Le temps des égarés

Arte TV a récemment diffusé « le temps des égarés », un excellent téléfilm de Virginie Sauveur sur le parcours humain et administratif d’immigrants aux prises avec l’OFPRA.

L’OFPRA est l’Office Français pour la protection des réfugiés et apatrides. Sur son site internet, l’Office indique qu’il est chargé de l’application des textes régissant le droit d’asile. Le slogan accompagnant son logo est « à l’écoute du monde ». C’est toute la difficulté de ses agents : se mettre à l’écoute de personnes qui souvent ne partagent pas notre culture et ne parlent pas notre langue ; et appliquer avec rigueur des textes qui aboutissent au rejet d’une grande partie des demandes.

Justement, une fonctionnaire de l’OFPRA reçoit Abdul Yassim (Amer Alwan), un homme qui a fui l’Irak où sa famille qui, dit-il, a été assassinée par Daech. Elle ne croit pas en son histoire, se dit lasse de s’entendre raconter des boniments.

Sira Diabate (Claudia Tagbo) est interprète multilingues à l’OFPRA. Mais surtout, l’office lui offre l’opportunité d’un business lucratif : elle fabrique, moyennant finances, de belles histoires aux candidats au droit d’asile. Elle a même réussi à transformer un milicien turc d’extrême droite en Kurde victime du régime d’Ankara.

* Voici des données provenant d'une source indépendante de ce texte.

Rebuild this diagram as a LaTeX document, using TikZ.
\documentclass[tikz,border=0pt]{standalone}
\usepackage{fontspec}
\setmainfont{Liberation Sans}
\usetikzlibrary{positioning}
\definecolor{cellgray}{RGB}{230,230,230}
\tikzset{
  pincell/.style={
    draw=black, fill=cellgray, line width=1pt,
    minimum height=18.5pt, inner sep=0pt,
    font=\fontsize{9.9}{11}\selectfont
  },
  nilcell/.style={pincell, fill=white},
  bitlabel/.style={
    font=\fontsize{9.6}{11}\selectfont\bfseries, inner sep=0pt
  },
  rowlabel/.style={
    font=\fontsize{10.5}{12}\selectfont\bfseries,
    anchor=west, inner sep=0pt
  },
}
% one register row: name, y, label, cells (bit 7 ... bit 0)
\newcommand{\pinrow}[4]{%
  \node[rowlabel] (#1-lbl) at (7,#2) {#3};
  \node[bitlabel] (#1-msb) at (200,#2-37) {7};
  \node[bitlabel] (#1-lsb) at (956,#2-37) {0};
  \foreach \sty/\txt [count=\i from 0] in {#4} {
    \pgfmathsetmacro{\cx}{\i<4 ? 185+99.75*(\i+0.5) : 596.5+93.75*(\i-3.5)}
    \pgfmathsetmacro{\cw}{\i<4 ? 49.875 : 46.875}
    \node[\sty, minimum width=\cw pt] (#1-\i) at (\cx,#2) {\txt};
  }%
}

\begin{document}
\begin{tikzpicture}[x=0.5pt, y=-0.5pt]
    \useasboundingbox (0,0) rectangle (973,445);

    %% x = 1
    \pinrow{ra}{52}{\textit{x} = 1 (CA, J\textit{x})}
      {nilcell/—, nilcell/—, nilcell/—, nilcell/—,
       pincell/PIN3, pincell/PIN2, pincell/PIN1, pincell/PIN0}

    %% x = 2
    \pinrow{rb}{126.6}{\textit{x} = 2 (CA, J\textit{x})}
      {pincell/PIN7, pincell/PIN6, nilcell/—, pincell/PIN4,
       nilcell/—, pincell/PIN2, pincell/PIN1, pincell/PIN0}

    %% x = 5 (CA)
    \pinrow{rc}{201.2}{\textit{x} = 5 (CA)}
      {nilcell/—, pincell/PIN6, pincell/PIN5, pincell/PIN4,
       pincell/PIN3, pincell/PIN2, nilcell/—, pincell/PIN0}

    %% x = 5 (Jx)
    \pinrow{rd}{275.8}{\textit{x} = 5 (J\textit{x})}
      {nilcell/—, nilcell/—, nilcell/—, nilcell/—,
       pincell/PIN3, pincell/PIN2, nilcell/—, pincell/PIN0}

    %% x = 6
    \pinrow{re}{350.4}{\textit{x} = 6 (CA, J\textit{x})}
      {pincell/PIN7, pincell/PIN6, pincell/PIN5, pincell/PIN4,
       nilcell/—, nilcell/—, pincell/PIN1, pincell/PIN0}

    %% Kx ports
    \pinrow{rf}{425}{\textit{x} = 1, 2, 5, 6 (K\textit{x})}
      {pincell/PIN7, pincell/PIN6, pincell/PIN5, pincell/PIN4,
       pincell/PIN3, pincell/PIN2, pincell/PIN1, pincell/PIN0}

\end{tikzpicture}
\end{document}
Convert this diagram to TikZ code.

Sira a elle-même fui sa famille et son pays lorsque, petite fille, une sorcière était sur le point de l’exciser. Elle a décidé de ne se jamais laisser émouvoir. Lorsqu’arrive sur le pas de sa porte Assa (Hadja Traore), une pétillante petite fille d’une douzaine d’années dont le père est en cours d’expulsion, Sira n’a qu’une idée : se débarrasser de l’intruse. Mais celle-ci, dans sa rage de vivre, lui rappelle trop sa propre histoire.

Dernier personnage clé : la jeune avocate Louise Elaouidi (Alice Belaïdi), spécialiste de droit pénal mais qu’une suite de rencontres convertira à la défense des migrants.

Le film de Virginie Sauveur mène le spectateur de rebondissement en rebondissement. Les acteurs sont remarquables, à commencer par Claudia Tagbo et la petite Hadja Traore. Des scènes sont empreintes de poésie, comme l’évocation de la fuite et de l’exil de Sira, ombres chinoises à l’appui.

Ce qui ressort le plus, c’est l’embarras de la société française face à l’immigration. Les fonctionnaires de l’OFPRA doivent prendre des décisions qui touchent de plein fouet la vie d’hommes, de femmes et d’enfants qui ont tout perdu, croire ou ne pas croire leurs récits, utiliser au mieux leur marge restreinte d’interprétation des règlements. Un Français accueille à bras ouverts Abdul, qui un jour lui a sauvé la vie en Irak ; mais son hospitalité s’arrête lorsqu’il faut libérer la chambre pour un membre de sa famille. Abdul sera meurtri par ce lâchage et par son combat contre l’administration du pays de la liberté, de l’égalité et de la fraternité. La dernière image du film le montre regardant avec envie les ferrys qui quittent Calais pour l’Angleterre.